Procopius’ Portrayal of Theodora in the Secret History: ‘Her Charity was Universal’



 
 Procopius’ Portrayal of Theodora in the Secret History: ‘Her Charity was Universal’

Nadine Elizabeth Korte

Hirundo, Vol.3 (2004)

Abstract

There are many sources for the reign of Justinian (527-565 CE), such as those written by John Malalas, Evagrius Scholasticus, John Lydus and John of Ephesus; there are even the emperor’s own legal works. Despite this, it is Procopius of Caesarea (c. 500 – c. 565) and his three works, the History of the Wars, the Buildings and the Secret History, which are inescapable. Procopius’ importance is due to his unique first-hand knowledge; he accompanied Justinian’s star general Belisarius on campaigns against both the Persians and the West. Yet the use of Procopius as a source is not without its difficulties. What is remarkable is the difference in the descriptions these three works give of Justinian and Theodora. Throughout the Wars, Procopius compliments Justinian for his expulsion of the barbarians. In the Buildings, Procopius describes how Justinian took a period of disorder and “not only made it greater in extent, but also much more illustrious.” The SH, on the other hand, has Procopius describing Justinian as the veritable anti-Christ, who along with his wife, was a demon incarnate responsible for all of society’s problems:

“I, like most of my contemporaries, never once felt that these two were human beings: they were a pair of blood-thirsty demons…[f]or they plotted together to find the easiest and swiftest means of destroying all races of men and all their works, assumed human shape, became man-demons, and in this way convulsed the whole world. 

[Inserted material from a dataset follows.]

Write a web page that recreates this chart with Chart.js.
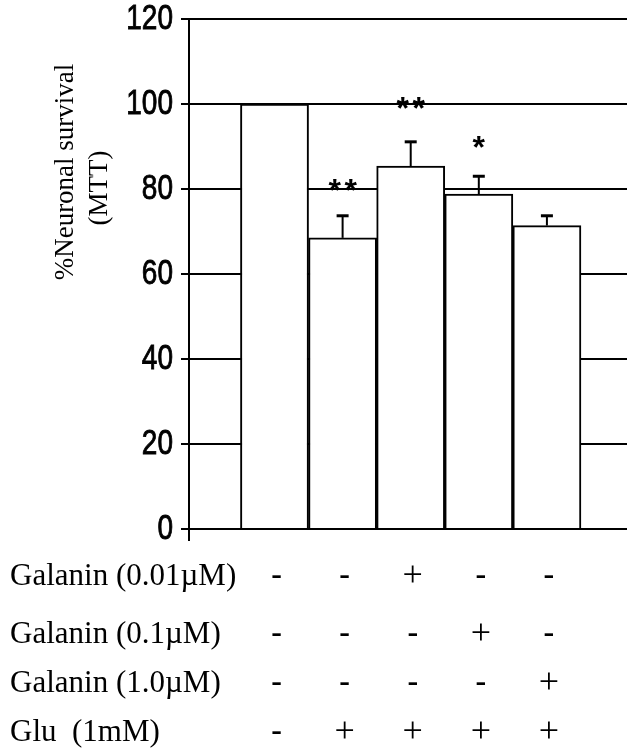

Many authors seem content to relegate the SH to a mere footnote or to a parting remark, instead of trying to determine why Procopius would write the SH in such a vehement tone. Perhaps more unsettling than this change of opinion towards the emperor, is Procopius’ treatment of Theodora. Justinian’s wife Theodora is described in graphic sexual detail as a loose and immoral woman. As Judith Herrin jokingly states: “It is almost as if one of the most respected historians of our time published hard-core pornography under a pseudonym. Perhaps some do?”